Kaiser Foundation Health Plan Inc. and Kaiser Foundation Hospitals claimed in a monthlong trial in federal court in Boston that Pfizer illegally promoted Neurontin for unapproved uses. The insurer said it was misled into believing migraines and bipolar disorder were among the conditions that could be treated effectively with Neurontin, approved in 1993 by the U.S. Food and Drug Administration for epilepsy.

'The jury found Pfizer engaged in a racketeering conspiracy over a 10-year period,' Tom Sobol, a lawyer for Kaiser, said after yesterday’s verdict. 'That bodes well for future cases.'

Furthermore, this was a very special kind of verdict:
The jury, which deliberated for two days, found that New York-based Pfizer violated the federal Racketeer Influenced and Corrupt Organizations Act, or RICO, and California’s Unfair Competition Law. Under RICO, the amount of actual damages found by the jury, $47.36 million, will be tripled.

The RICO statute was meant to be used against organized crime.  A jury seems to have found that Pfizer is a "Racketeer Influenced and Corrupt Organization," that is, the moral equivalent of a crime syndicate. 

Summary

So this week's settlement and conviction round-up shows the impunity that many health care organizations have exhibited thus far.  Some organizations have been charged again and again with unethical behavior.  Now one of the most frequent of the fliers has been convicted under the RICO law, certainly a new low. 

Yet none of the affected organizations in this post, and precious few we have discussed at other times, seem to have suffered any major consequences.  All have paid fines, some which seemed large at the time, but which have never been large enough to seriously threaten the organizations' financial well being.  None of the organizations seems to have lost business, or even much reputation.  Very few of the people within the organizations who approved, lead or implemented unethical behaviors have suffered any sort of negative consequences.

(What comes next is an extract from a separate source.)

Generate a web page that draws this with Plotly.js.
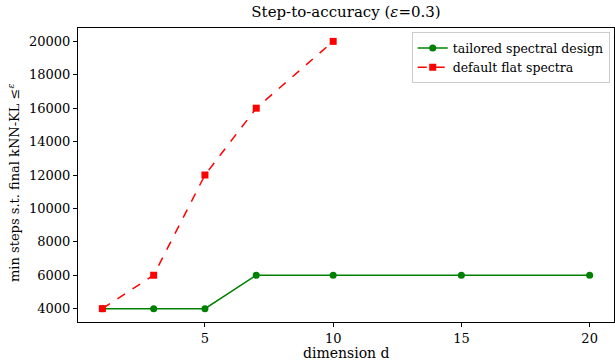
<!DOCTYPE html>
<html>
<head>
<meta charset="utf-8">
<script src="https://cdn.plot.ly/plotly-3.0.1.min.js"></script>
<style>html,body{margin:0;padding:0;background:#fff;}</style>
</head>
<body>
<div id="chart" style="width:615px;height:360px;"></div>
<script>
const dims = [1, 3, 5, 7, 10, 15, 20];
const tailoredSteps = [4000, 4000, 4000, 6000, 6000, 6000, 6000];
const flatDims = [1, 3, 5, 7, 10];
const flatSteps = [4000, 6000, 12000, 16000, 20000];
const xTicks = [5, 10, 15, 20];
const yTicks = [4000, 6000, 8000, 10000, 12000, 14000, 16000, 18000, 20000];
const yTickLabels = ["4000", "6000", "8000", "10000", "12000", "14000", "16000", "18000", "20000"];

const font = "DejaVu Serif, serif";

const traces = [
  {
    x: dims, y: tailoredSteps, name: "tailored spectral design",
    mode: "lines+markers", type: "scatter",
    line: {color: "green", width: 1.5},
    marker: {color: "green", size: 7, symbol: "circle"}
  },
  {
    x: flatDims, y: flatSteps, name: "default flat spectra",
    mode: "lines+markers", type: "scatter",
    line: {color: "red", width: 1.5, dash: "dash"},
    marker: {color: "red", size: 7, symbol: "square"}
  }
];

const layout = {
  width: 615, height: 360,
  margin: {l: 78, r: 1, t: 28, b: 38},
  paper_bgcolor: "#fff", plot_bgcolor: "#fff",
  font: {family: font, size: 13, color: "#000"},
  title: {text: "Step-to-accuracy (<i>ε</i>=0.3)", font: {family: font, size: 15, color: "#000"},
          x: 0.5, xref: "paper", y: 1, yref: "container", yanchor: "top", pad: {t: 6}},
  xaxis: {
    range: [0.05, 20.95], tickvals: xTicks, ticks: "outside", ticklen: 4, tickcolor: "#000",
    showgrid: false, zeroline: false, showline: true, mirror: true, linecolor: "#000", linewidth: 1,
    tickfont: {family: font, size: 13}
  },
  yaxis: {
    range: [3200, 20800], tickvals: yTicks, ticktext: yTickLabels, ticks: "outside", ticklen: 4, tickcolor: "#000",
    showgrid: false, zeroline: false, showline: true, mirror: true, linecolor: "#000", linewidth: 1,
    tickfont: {family: font, size: 13}
  },
  annotations: [
    {text: "dimension d", xref: "paper", yref: "paper", x: 0.5, y: 0,
     xanchor: "center", yanchor: "top", yshift: -21, showarrow: false,
     font: {family: font, size: 14, color: "#000"}},
    {text: "min steps s.t. final kNN-KL ≤<sup><i>ε</i></sup>", xref: "paper", yref: "paper", x: 0, y: 0.5,
     xanchor: "center", yanchor: "middle", xshift: -64, yshift: -8, textangle: -90, showarrow: false,
     font: {family: font, size: 13, color: "#000"}}
  ],
  legend: {
    x: 0.992, y: 0.985, xanchor: "right", yanchor: "top",
    bgcolor: "rgba(255,255,255,0.8)", bordercolor: "#ccc", borderwidth: 1,
    font: {family: font, size: 12.5}, tracegroupgap: 0
  },
  showlegend: true
};

Plotly.newPlot("chart", traces, layout, {displayModeBar: false, staticPlot: true});
</script>
</body>
</html>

There seems to be something very wrong here.  In the US, we have put much of our health care system in the hands of very large organizations, for-profit and not-for-profit, without holding these organizations and their leaders accountable for their actions.  The results have been increasingly rich leaders who often behave like a new aristocracy, and repeated bad behavior by the organizations they lead. 

Our latest effort at health care "reform" has continued to rely on large private organizations, while so far not adding to their or their leaders' accountability.  In my humble opinion, if we really want to reform health care so as to improve quality, increase access, control costs, and support professionalism, we will have to make our new health care oligarchs accountable.